The novel uses the phrase 'all the universe conspires' positively — as promise and support. Can the same logic be used to justify failure? If the universe conspired to help Santiago succeed, what was it doing when he was being robbed and beaten?
Santiago leaves his flock behind. The sheep were his responsibility. What happens to them? Does the novel's enthusiasm for following your Personal Legend ever reckon with the obligations you abandon to pursue it?
Bill Clinton was photographed reading The Alchemist. Oprah Winfrey called it one of her favorites. What does the novel's popularity among powerful people tell us about whose Personal Legends the world makes easiest to pursue?
Santiago hears his treasure's location from a robber who intends only to mock him. Coelho calls this kind of accidental revelation an omen. Is there a meaningful difference between an omen and a coincidence? What would the novel look like if the same events were read as random?
Compare The Alchemist to Voltaire's Candide — both send a naïve young man on an educational journey across hostile territory. What is Voltaire's conclusion about the world, and what is Coelho's? Which is more honest?

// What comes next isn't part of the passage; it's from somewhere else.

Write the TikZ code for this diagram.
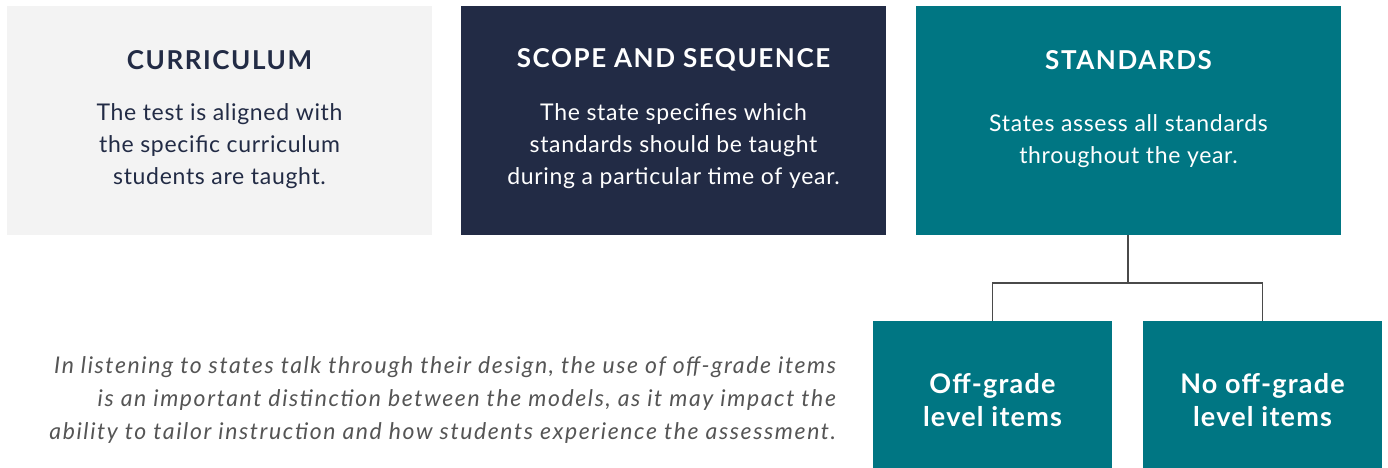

Coelho wrote The Alchemist in Portuguese, and the novel was translated before it found its global audience. Does anything important change when a spiritual fable is read in translation? What might be lost?
The Alchemist says he gave up lead for gold so long ago that the distinction no longer means anything to him. What does this suggest about the goal of transformation — and about what happens after you achieve it?
The novel can be read as an endorsement of risk-taking that would be irresponsible advice for most people in most historical circumstances. Who can afford to sell their flock and cross into Africa? Who cannot?
Read the passage where Santiago communes with the desert, the wind, and the sun before becoming the wind. What do the sentence rhythm, repetition, and diction do that the content alone cannot? How does the prose perform its meaning?
If Santiago had gone home after Tangier and bought his new flock as planned, would he have been wrong? Does the novel allow for the possibility that some people's Personal Legend is small, local, and quiet?